Wir haben dann im Dojo bei Thomas geschlafen, also Monika, Sven und ich…………das war sehr, sehr nett. Also wie gesagt, das Angebot für die Karate WG steht……….aber nur wenn Ihr versprecht, nicht immer Fotos von mir zu machen , wenn ich schlafe :) und Monika einen Kurs mit dem Titel „ Warum sollte Kaffee nicht aussehen wie schwarzer Tee“ besucht :).

Nach einem klasse Iaido Seminar am Samstag, war es nun endlich soweit. Sonntag Karate Lehrgang und dann Prüfung. Mir tat alles weh, meine Arme habe ich kaum noch gespürt und meine Schulter wollte sich auch noch ein bisschen in den Vordergrund spielen. Na ja, so ca. 4 Std. Iaido Seminar waren für mich auch schon sehr anspruchsvoll. Aber ich wollte es ja so.

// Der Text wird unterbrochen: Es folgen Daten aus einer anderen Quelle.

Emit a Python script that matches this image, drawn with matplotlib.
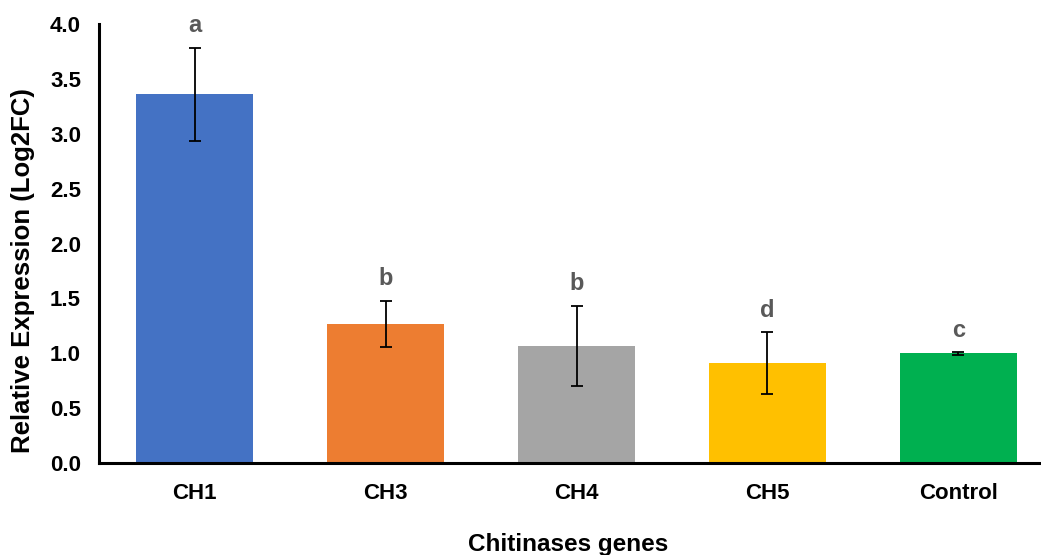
import matplotlib
matplotlib.use("Agg")
import matplotlib.pyplot as plt
import numpy as np

plt.rcParams['font.family'] = ['Liberation Sans', 'DejaVu Sans']
plt.rcParams['font.weight'] = 'bold'

categories = ["CH1", "CH3", "CH4", "CH5", "Control"]
values = [3.36, 1.27, 1.07, 0.91, 1.00]
errors = [0.425, 0.21, 0.365, 0.28, 0.012]
letters = ["a", "b", "b", "d", "c"]
colors = ["#4472C4", "#ED7D31", "#A5A5A5", "#FFC000", "#00B050"]
yticks = [0.0, 0.5, 1.0, 1.5, 2.0, 2.5, 3.0, 3.5, 4.0]

W, H = 1041, 555
fig = plt.figure(figsize=(W / 100, H / 100), dpi=100)
ax_left, ax_bottom_px, ax_top_px = 99, 463, 24
ax = fig.add_axes([ax_left / W, (H - ax_bottom_px) / H, (W - ax_left) / W, (ax_bottom_px - ax_top_px) / H])

x = np.arange(len(categories))
ax.bar(x, values, width=0.61, color=colors, zorder=2)
ax.errorbar(x, values, yerr=errors, fmt='none', ecolor='black', elinewidth=1.3,
            capsize=4.5, capthick=1.3, zorder=3)

for xi, v, e, lab in zip(x, values, errors, letters):
    ax.annotate(lab, (xi, v + e), xytext=(0, 11), textcoords='offset points',
                ha='center', va='baseline', fontsize=17, fontweight='bold',
                color='#595959', annotation_clip=False)

cat_w = 191
ax.set_xlim(-0.5, -0.5 + (W - ax_left) / cat_w)
ax.set_ylim(0, 4.0)
ax.set_xticks(x)
ax.set_xticklabels(categories, fontsize=16, fontweight='bold')
ax.set_yticks(yticks)
ax.set_yticklabels([f"{t:.1f}" for t in yticks], fontsize=16, fontweight='bold')
ax.tick_params(axis='both', length=0)
ax.tick_params(axis='y', pad=13)
ax.tick_params(axis='x', pad=14.5)

for s in ['top', 'right']:
    ax.spines[s].set_visible(False)
for s in ['left', 'bottom']:
    ax.spines[s].set_linewidth(2.2)
    ax.spines[s].set_color('black')

fig.text(568 / W, 1 - 551 / H, "Chitinases genes", ha='center', va='baseline',
         fontsize=17.5, fontweight='bold')
fig.text(23 / W, 1 - 271 / H, "Relative Expression (Log2FC)", ha='center', va='center',
         rotation=90, fontsize=18.5, fontweight='bold')

fig.savefig("out.png", dpi=100)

Wir haben morgens nett gefrühstückt im besagten Bio-Café um die Ecke. Sehr lecker, wie übrigens auch die anderen zwei Lokale, wo wir abends waren.

Wieder im Dojo, trafen dann nach und nach alle Seminarteilnehmer und Prüflinge ein. Die Spannung war spürbar. Endlich geht es los, Karate Lehrgang, 4 Stunden. Nach der ersten Einheit war mein Gi so voll Schweiß, dass ich gedacht habe, ich packe das nicht. Der Lehrgang war super und er war so genial strukturiert, dass alle durchgehalten haben. Faszinierend, die einzelnen Elemente waren so wie das Karate……mal hart, dann wieder weich…….schnell und wieder langsam. Ich hab es durch gestanden, alles gegeben. Anschließend hatten wir dann die Prüfung. Durchatmen, alles ausschalten was stört im Kopf und los.

Am Ende haben alle bestanden.

Wir haben uns dann noch in Braunschweig im Dialog zum Anstoßen getroffen. Aber ehrlich, ich war total kaputt, glücklich und irgendwie hatte/habe ich es noch nicht richtig realisiert.

Die Vorbereitungszeit hat viel Spaß gemacht, es gab Momente, da habe ich gedacht es könnte doch einfach so weiter gehen, denn ich habe diese Zeit als so intensiv und schön empfunden. Aber nichts bleibt wie es ist. Wie war das neulich beim Training: “Heiter immer weiter“ !!

Vielen Dank Nobi, dass ich Dein Schüler sein darf.

Vielen Dank Burki für Deine Unterstützung .

Vielen Dank an alle anderen Dan-Träger die mich beim Training unterstützen.

Vielen Dank auch an alle anderen im Dojo, dass Ihr uns alle während der Dan-Vorbereitung so geduldig unterstützt habt .

Vielen Dank Thomas, dass wir in Deinem Dojo sein durften, ich hoffe es gibt bald wieder einen Lehrgang in Hamburg.

……….wenn man die Wolken durchschritten hat und glaubt den Gipfel erreicht zu haben, wird man feststellen, dass man erst am Fuß des Berges angelangt ist.